# stop water from leaking into basement?



## USP45 (Dec 14, 2007)

I know you dont want to hear this but here goes.
Never fill in cracks from the inside. Contrary to belief cinder blocks do deteriorate when soaked with water for long periods of time. Always from outside. Now me, I would get a back hoe, dig down to the footing, pressure wash the block, then fill in any gaps with cement, then apply tar from the footing to 6" below grade, next apply heavy duty plastic sheeting to the tarred walls, letting the bottom go across the ditch and about 1' up the other side creating a bowl, then at the bottom add 6" of gravel, then 4" drain tile which surrounds the house making sure to have about 1/4" per foot fall, then run the end of the line out to low ground or a sump pit, then back fill with gravel, then top soil, and thats about it. Its expensive yes, but sure fire, yes.


----------



## Just Bill (Dec 21, 2008)

What USP suggested will work, but is expensive. 90% of basement water problems can be corrected by better grading around the foundation, directing water away from the house, and gutters/downspouts that do the same. The other 10% is high ground water that needs more radical solutions as suggested.


----------



## njhomer (Jan 21, 2009)

Thanks for the information. I believe our problem is caused by a spring under our house because the water rising is constant, also we had asked a local contractor about the water so he installed the pump for us. What would be a more radical solution to solve a high water table? Is it possible to control the amount of water that comes up? It would be nice to have a source of ground water for drinking.


----------



## Ron6519 (Mar 28, 2007)

njhomer said:


> Thanks for the information. I believe our problem is caused by a spring under our house because the water rising is constant, also we had asked a local contractor about the water so he installed the pump for us. What would be a more radical solution to solve a high water table? Is it possible to control the amount of water that comes up? It would be nice to have a source of ground water for drinking.

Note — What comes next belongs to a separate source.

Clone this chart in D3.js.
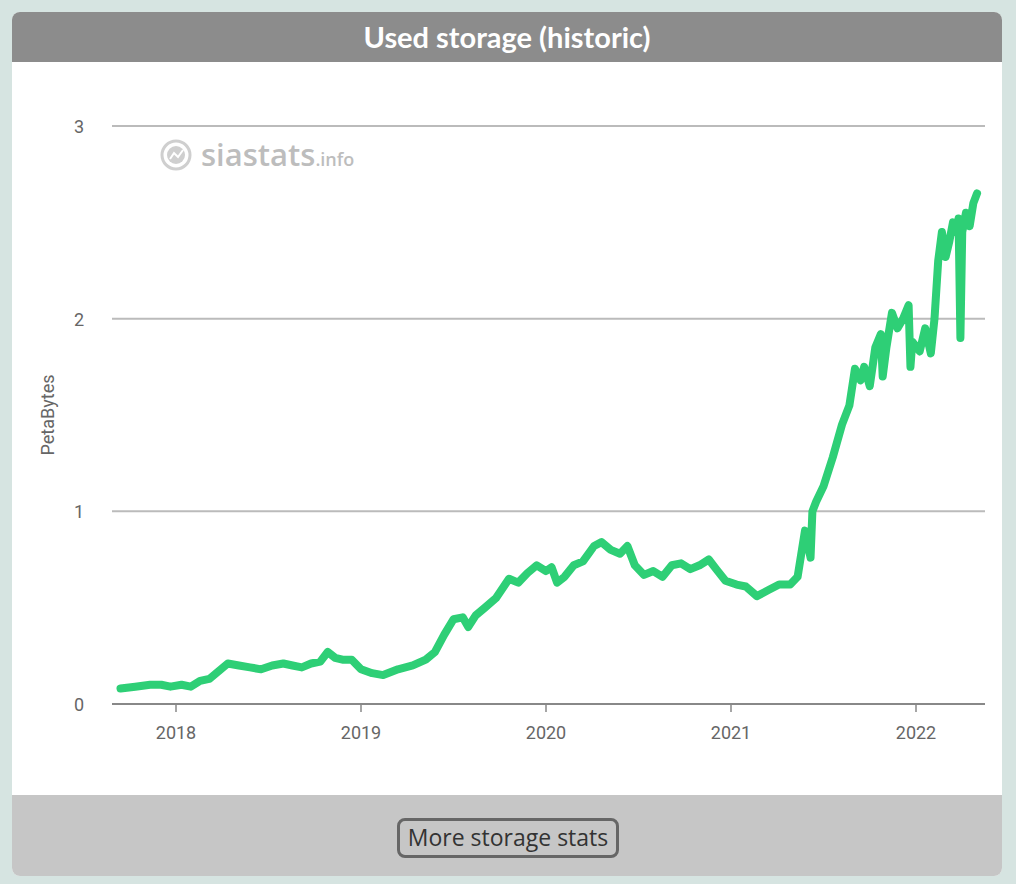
<!DOCTYPE html>
<html>
<head>
<meta charset="utf-8">
<script src="https://cdn.jsdelivr.net/npm/d3@7"></script>
<style>
  body { margin: 0; background: #d6e4e1; font-family: Roboto, "Noto Sans", sans-serif; }
  #card { position: absolute; left: 12px; top: 12px; width: 990px; height: 864px; background: #fff; border-radius: 8px; overflow: hidden; }
  #head { height: 50px; background: #8c8c8c; color: #fff; font: bold 29px Lato, "Open Sans", sans-serif; text-align: center; line-height: 50px; }
  #foot { position: absolute; left: 0; top: 783px; width: 990px; height: 81px; background: #c6c6c6; }
  #btn { position: absolute; left: 385px; top: 23px; width: 222px; height: 40px; border: 3px solid #666; border-radius: 8px; box-sizing: border-box; font: 23px "Open Sans", sans-serif; color: #333; text-align: center; line-height: 33px; }
  svg { position: absolute; left: 0; top: 0; }
</style>
</head>
<body>
<div id="card">
  <div id="head">Used storage (historic)</div>
  <div id="foot"><div id="btn">More storage stats</div></div>
</div>
<svg id="chart" width="1016" height="884"></svg>
<script>
const years = [2017.70,2017.78,2017.86,2017.92,2017.97,2018.03,2018.08,2018.13,2018.18,2018.23,2018.28,2018.34,2018.40,2018.46,2018.52,2018.58,2018.63,2018.68,2018.73,2018.78,2018.82,2018.86,2018.90,2018.95,2019.00,2019.06,2019.12,2019.20,2019.28,2019.35,2019.40,2019.45,2019.50,2019.55,2019.58,2019.62,2019.67,2019.73,2019.80,2019.85,2019.90,2019.95,2020.00,2020.03,2020.06,2020.10,2020.15,2020.20,2020.26,2020.30,2020.35,2020.40,2020.44,2020.48,2020.53,2020.58,2020.63,2020.68,2020.73,2020.78,2020.83,2020.88,2020.92,2020.97,2021.03,2021.08,2021.14,2021.20,2021.26,2021.32,2021.36,2021.40,2021.43,2021.44,2021.46,2021.50,2021.55,2021.60,2021.64,2021.67,2021.70,2021.72,2021.75,2021.78,2021.81,2021.82,2021.84,2021.87,2021.90,2021.93,2021.96,2021.97,2021.98,2022.02,2022.05,2022.08,2022.10,2022.12,2022.14,2022.16,2022.18,2022.20,2022.22,2022.23,2022.24,2022.25,2022.27,2022.29,2022.31,2022.33];
const petabytes = [0.08,0.09,0.10,0.10,0.09,0.10,0.09,0.12,0.13,0.17,0.21,0.20,0.19,0.18,0.20,0.21,0.20,0.19,0.21,0.22,0.27,0.24,0.23,0.23,0.18,0.16,0.15,0.18,0.20,0.23,0.27,0.36,0.44,0.45,0.40,0.46,0.50,0.55,0.65,0.63,0.68,0.72,0.69,0.71,0.63,0.66,0.72,0.74,0.82,0.84,0.80,0.78,0.82,0.72,0.67,0.69,0.66,0.72,0.73,0.70,0.72,0.75,0.70,0.64,0.62,0.61,0.56,0.59,0.62,0.62,0.66,0.90,0.76,1.00,1.05,1.13,1.28,1.45,1.55,1.74,1.68,1.75,1.65,1.85,1.92,1.70,1.85,2.03,1.95,2.00,2.07,1.75,1.88,1.83,1.95,1.82,2.00,2.30,2.45,2.32,2.40,2.50,2.45,2.52,1.90,2.45,2.55,2.48,2.60,2.65];
const yTicks = [0, 1, 2, 3];
const xTicks = [2018, 2019, 2020, 2021, 2022];

const svg = d3.select('#chart');
const x = d3.scaleLinear().domain([2018, 2022]).range([176, 916]);
const y = d3.scaleLinear().domain([0, 3]).range([704, 126]);

svg.selectAll('.grid').data(yTicks).enter().append('line')
  .attr('x1', 112).attr('x2', 985)
  .attr('y1', d => y(d)).attr('y2', d => y(d))
  .attr('stroke', d => d === 0 ? '#888' : '#bbb').attr('stroke-width', 2);

svg.selectAll('.ylab').data(yTicks).enter().append('text')
  .attr('x', 84).attr('y', d => y(d) + 7)
  .attr('text-anchor', 'end').attr('fill', '#666').style('font-size', '18px')
  .text(d => d);

svg.selectAll('.xtick').data(xTicks).enter().append('line')
  .attr('x1', d => x(d)).attr('x2', d => x(d))
  .attr('y1', 704).attr('y2', 712).attr('stroke', '#888').attr('stroke-width', 1.5);

svg.selectAll('.xlab').data(xTicks).enter().append('text')
  .attr('x', d => x(d)).attr('y', 739)
  .attr('text-anchor', 'middle').attr('fill', '#666').style('font-size', '18px')
  .text(d => d);

svg.append('text')
  .attr('transform', 'translate(54,415) rotate(-90)')
  .attr('text-anchor', 'middle').attr('fill', '#666').style('font-size', '18px')
  .text('PetaBytes');

// watermark
svg.append('circle').attr('cx', 176).attr('cy', 155).attr('r', 14)
  .attr('fill', 'none').attr('stroke', '#cfcfcf').attr('stroke-width', 3);
svg.append('circle').attr('cx', 176).attr('cy', 155).attr('r', 9).attr('fill', '#cfcfcf');
svg.append('path').attr('d', 'M170,159 L174,153 L178,157 L183,150')
  .attr('fill', 'none').attr('stroke', '#fff').attr('stroke-width', 2);
const t = svg.append('text').attr('x', 201).attr('y', 166).attr('fill', '#bdbdbd')
  .style('font-family', '"Open Sans", sans-serif').style('font-weight', '600');
t.append('tspan').style('font-size', '31px').text('siastats');
t.append('tspan').style('font-size', '18px').text('.info');

const line = d3.line().x((d, i) => x(years[i])).y(d => y(d));
svg.append('path').datum(petabytes)
  .attr('d', line).attr('fill', 'none').attr('stroke', '#2ecf76')
  .attr('stroke-width', 8).attr('stroke-linejoin', 'round').attr('stroke-linecap', 'round');
</script>
</body>
</html>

You could have a well dug if the water quality was okay and the amoumt of water from the well made it worth the effort.
You will not stop the water from coming into the basement from an underground spring. The best you can expect, is to control it. The sump pump should also have a battery backup.
Ron


----------



## sjeffries (Jan 26, 2009)

*Need help w/grading issue to stop wet basement!*

I recently finished my basement. It is dry for the most part, but gets a small amount of water at the base of the block wall after heavy rainfall. I really need to protect my investment, so I need some help. The water is only leaking through 1 wall and the grading on this side of the house could use some work. The issue that I have is that at ground level, I've got an 18" slab of concrete surrounding the foundation. There a small crac between this and the foundation that I recenly caulked. Should I just grade the dirt right over this slab or install some sort of barrier first before I grade?


----------